═══ DATASET ENTRIES ═══
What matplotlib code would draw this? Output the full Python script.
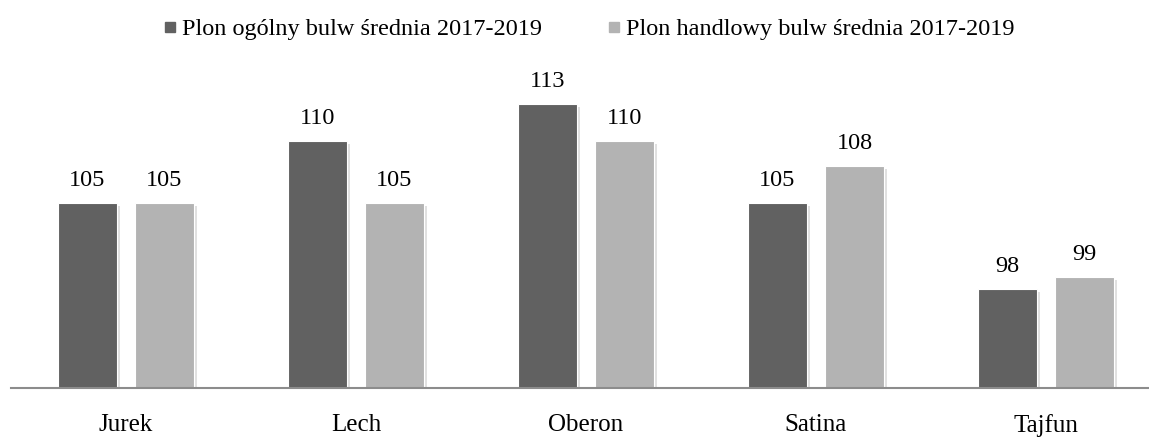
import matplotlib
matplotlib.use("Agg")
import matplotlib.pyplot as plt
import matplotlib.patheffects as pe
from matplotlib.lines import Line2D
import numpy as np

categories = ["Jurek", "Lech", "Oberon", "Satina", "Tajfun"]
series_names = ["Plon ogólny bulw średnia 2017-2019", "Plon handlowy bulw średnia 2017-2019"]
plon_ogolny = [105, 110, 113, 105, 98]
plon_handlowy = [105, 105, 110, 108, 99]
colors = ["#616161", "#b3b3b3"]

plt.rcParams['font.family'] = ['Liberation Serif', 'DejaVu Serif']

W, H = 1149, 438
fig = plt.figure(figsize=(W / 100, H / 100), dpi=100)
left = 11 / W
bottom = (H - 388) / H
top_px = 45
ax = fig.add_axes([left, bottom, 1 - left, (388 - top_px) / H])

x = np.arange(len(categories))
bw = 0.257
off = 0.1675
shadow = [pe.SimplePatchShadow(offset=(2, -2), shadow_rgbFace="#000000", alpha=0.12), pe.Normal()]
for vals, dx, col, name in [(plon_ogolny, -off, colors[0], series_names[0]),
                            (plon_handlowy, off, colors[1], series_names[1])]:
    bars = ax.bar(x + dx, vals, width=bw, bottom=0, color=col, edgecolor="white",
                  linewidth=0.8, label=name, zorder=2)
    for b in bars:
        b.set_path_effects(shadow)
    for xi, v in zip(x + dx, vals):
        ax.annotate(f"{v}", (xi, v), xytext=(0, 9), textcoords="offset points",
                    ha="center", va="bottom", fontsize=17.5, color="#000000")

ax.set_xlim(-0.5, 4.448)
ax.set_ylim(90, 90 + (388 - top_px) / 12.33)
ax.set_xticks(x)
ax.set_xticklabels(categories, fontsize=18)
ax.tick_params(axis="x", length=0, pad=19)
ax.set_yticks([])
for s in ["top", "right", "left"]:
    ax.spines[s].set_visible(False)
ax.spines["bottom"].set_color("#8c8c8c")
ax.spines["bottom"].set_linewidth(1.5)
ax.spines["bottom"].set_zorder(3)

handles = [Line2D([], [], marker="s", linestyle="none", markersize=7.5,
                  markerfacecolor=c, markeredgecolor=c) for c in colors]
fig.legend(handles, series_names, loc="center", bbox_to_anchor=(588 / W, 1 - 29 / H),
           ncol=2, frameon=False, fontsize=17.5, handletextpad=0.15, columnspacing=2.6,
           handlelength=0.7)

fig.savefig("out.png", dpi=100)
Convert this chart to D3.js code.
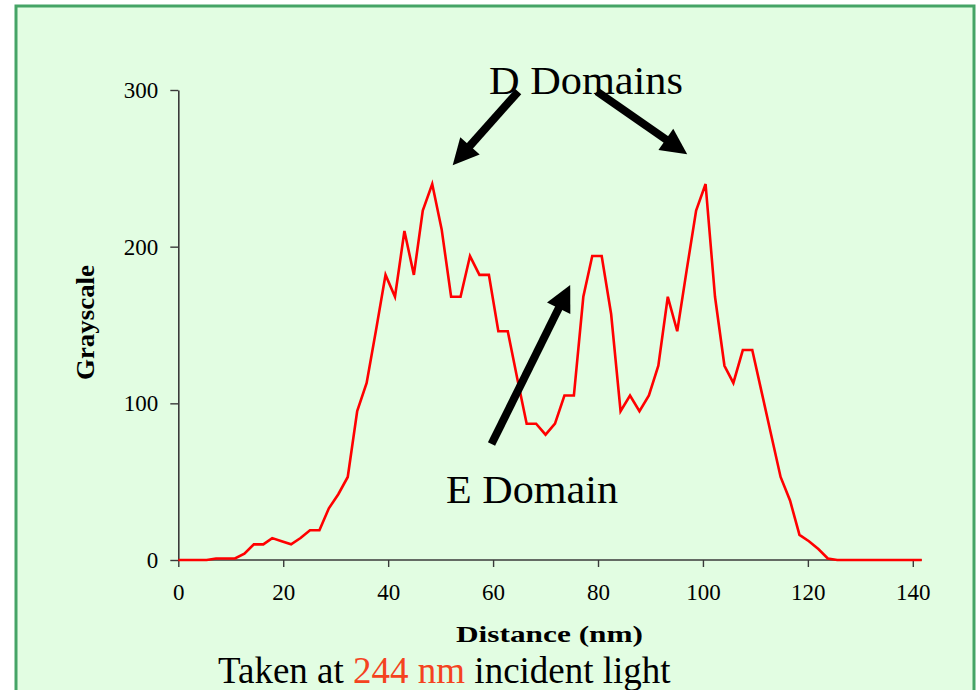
═══
═══ DATASET ENTRIES ═══
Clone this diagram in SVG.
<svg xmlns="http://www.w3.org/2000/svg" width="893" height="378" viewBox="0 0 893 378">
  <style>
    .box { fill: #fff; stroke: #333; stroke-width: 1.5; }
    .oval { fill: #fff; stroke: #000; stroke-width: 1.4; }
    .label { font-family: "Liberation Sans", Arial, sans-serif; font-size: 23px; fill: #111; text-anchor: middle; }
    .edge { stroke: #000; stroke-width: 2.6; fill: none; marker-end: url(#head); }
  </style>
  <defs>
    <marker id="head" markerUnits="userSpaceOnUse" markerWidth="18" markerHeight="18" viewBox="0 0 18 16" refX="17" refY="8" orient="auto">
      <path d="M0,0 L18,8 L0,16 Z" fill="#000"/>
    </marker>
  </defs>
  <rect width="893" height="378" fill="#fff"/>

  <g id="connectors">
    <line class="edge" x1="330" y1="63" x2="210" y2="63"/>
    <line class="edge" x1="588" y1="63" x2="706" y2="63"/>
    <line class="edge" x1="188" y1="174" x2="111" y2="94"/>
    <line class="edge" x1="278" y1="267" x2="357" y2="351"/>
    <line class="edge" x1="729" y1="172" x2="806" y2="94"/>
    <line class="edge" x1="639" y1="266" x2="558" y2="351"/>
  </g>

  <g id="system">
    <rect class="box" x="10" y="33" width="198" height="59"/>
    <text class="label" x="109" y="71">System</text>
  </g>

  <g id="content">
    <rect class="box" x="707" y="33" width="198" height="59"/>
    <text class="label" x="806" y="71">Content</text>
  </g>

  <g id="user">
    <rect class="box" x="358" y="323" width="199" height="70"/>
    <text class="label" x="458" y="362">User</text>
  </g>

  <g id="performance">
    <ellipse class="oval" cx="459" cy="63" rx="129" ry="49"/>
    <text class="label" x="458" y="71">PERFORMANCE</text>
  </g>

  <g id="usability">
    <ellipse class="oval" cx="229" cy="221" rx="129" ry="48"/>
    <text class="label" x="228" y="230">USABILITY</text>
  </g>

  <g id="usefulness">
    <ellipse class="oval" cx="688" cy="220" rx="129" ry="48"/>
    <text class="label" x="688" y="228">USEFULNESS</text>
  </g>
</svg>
═══
═══ DATASET ENTRIES ═══
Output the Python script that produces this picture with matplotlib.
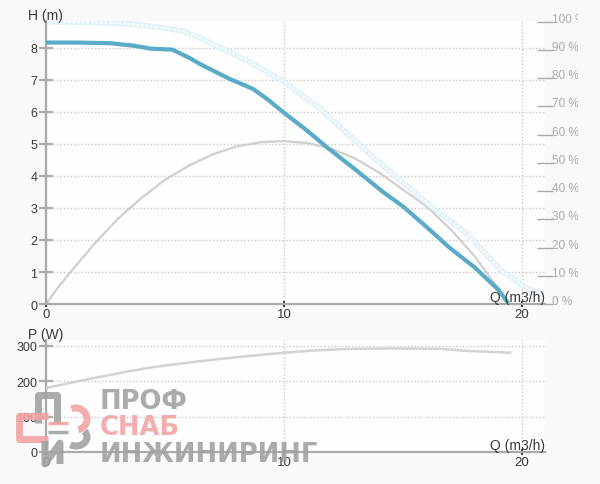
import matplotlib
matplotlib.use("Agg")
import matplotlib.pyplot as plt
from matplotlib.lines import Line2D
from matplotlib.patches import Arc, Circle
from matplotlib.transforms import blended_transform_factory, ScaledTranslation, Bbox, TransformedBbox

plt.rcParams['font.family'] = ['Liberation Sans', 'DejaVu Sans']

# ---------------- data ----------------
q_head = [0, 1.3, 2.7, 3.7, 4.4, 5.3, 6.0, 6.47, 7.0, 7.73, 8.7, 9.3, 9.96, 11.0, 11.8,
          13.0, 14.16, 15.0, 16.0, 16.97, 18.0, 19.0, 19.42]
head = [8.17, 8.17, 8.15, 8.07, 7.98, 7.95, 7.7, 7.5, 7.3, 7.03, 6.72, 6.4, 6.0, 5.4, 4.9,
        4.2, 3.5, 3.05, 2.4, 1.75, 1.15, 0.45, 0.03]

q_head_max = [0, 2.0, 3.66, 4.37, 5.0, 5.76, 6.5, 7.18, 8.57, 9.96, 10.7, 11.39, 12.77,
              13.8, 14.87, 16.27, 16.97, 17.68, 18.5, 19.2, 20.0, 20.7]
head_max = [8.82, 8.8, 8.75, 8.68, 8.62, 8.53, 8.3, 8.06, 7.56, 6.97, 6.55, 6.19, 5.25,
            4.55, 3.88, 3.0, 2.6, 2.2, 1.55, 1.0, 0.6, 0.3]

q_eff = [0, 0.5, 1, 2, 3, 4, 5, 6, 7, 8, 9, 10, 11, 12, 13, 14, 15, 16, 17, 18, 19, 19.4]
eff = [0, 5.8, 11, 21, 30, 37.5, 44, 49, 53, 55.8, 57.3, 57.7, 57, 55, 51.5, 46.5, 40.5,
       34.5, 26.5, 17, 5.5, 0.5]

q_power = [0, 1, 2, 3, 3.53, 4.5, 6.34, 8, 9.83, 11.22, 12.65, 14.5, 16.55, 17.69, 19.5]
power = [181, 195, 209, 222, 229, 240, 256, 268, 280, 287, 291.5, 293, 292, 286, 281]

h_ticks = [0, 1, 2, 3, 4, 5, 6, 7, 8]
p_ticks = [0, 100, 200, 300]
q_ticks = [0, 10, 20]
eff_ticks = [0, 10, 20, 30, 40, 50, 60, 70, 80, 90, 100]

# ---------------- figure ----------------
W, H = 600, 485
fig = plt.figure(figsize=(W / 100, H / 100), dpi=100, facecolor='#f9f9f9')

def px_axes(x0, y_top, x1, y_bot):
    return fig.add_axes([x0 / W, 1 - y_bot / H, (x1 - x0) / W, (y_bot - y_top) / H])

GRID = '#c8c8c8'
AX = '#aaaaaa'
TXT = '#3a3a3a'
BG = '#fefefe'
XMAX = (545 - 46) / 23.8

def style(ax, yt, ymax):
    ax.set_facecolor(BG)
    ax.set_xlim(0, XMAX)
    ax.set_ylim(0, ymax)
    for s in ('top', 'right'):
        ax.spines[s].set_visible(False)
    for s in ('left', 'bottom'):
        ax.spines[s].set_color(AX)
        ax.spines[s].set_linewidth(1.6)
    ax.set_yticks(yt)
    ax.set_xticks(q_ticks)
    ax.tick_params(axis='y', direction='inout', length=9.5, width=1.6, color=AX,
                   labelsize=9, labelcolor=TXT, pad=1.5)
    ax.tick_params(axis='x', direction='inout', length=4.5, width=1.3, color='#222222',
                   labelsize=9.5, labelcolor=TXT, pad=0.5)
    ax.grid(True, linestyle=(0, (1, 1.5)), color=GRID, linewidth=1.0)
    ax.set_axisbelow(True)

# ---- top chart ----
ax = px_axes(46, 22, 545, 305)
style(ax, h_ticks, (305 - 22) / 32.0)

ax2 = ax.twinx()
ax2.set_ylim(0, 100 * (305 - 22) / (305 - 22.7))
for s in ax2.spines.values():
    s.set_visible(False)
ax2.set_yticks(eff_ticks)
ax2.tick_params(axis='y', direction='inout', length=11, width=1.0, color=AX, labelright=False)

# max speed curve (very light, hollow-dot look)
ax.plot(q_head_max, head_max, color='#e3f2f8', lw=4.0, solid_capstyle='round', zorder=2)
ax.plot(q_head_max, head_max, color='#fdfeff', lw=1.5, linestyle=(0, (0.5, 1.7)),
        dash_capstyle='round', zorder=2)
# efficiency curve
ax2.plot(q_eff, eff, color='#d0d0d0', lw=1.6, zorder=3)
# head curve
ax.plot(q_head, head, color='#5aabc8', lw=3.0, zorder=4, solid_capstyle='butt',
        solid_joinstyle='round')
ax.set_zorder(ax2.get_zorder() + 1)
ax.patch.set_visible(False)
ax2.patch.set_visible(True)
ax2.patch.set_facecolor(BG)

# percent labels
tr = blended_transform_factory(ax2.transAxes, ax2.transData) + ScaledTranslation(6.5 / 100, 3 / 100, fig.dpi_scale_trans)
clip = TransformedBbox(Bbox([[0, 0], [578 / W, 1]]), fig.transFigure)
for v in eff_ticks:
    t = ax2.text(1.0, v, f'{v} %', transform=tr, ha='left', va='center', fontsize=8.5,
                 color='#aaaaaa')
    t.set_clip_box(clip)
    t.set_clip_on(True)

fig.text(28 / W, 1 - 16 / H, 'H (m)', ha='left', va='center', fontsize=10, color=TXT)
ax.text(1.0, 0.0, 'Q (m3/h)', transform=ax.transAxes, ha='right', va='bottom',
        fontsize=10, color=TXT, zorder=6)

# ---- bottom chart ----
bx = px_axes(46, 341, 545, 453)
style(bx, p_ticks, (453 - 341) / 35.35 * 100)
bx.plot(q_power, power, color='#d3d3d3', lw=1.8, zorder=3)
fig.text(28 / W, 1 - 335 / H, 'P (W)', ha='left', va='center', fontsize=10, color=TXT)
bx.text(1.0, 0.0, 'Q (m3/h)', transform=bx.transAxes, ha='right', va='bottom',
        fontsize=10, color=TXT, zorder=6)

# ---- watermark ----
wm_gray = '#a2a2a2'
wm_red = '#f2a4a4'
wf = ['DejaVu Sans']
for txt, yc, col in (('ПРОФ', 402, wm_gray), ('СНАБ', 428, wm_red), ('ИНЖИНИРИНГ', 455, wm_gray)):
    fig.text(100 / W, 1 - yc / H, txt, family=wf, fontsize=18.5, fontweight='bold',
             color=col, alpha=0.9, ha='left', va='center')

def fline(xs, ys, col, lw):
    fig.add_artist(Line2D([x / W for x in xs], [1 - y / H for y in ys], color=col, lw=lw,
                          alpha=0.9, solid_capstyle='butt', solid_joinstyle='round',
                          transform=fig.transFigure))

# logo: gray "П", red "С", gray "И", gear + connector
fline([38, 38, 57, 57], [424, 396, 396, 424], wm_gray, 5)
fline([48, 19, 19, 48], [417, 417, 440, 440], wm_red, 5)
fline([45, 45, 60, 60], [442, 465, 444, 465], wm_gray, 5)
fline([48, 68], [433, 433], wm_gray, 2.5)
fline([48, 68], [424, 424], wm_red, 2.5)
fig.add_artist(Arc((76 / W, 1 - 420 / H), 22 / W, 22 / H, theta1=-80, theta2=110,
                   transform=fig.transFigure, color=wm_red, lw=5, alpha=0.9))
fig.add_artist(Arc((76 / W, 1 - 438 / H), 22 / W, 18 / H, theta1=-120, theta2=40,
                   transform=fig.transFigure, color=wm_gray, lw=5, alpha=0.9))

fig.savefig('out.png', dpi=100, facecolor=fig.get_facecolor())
═══
THE REQUEST. Pull out every line in the material above where "Output" occurs.

COMPLETE RESPONSE.
What matplotlib code would draw this? Output the full Python script.
Output the Python script that produces this picture with matplotlib.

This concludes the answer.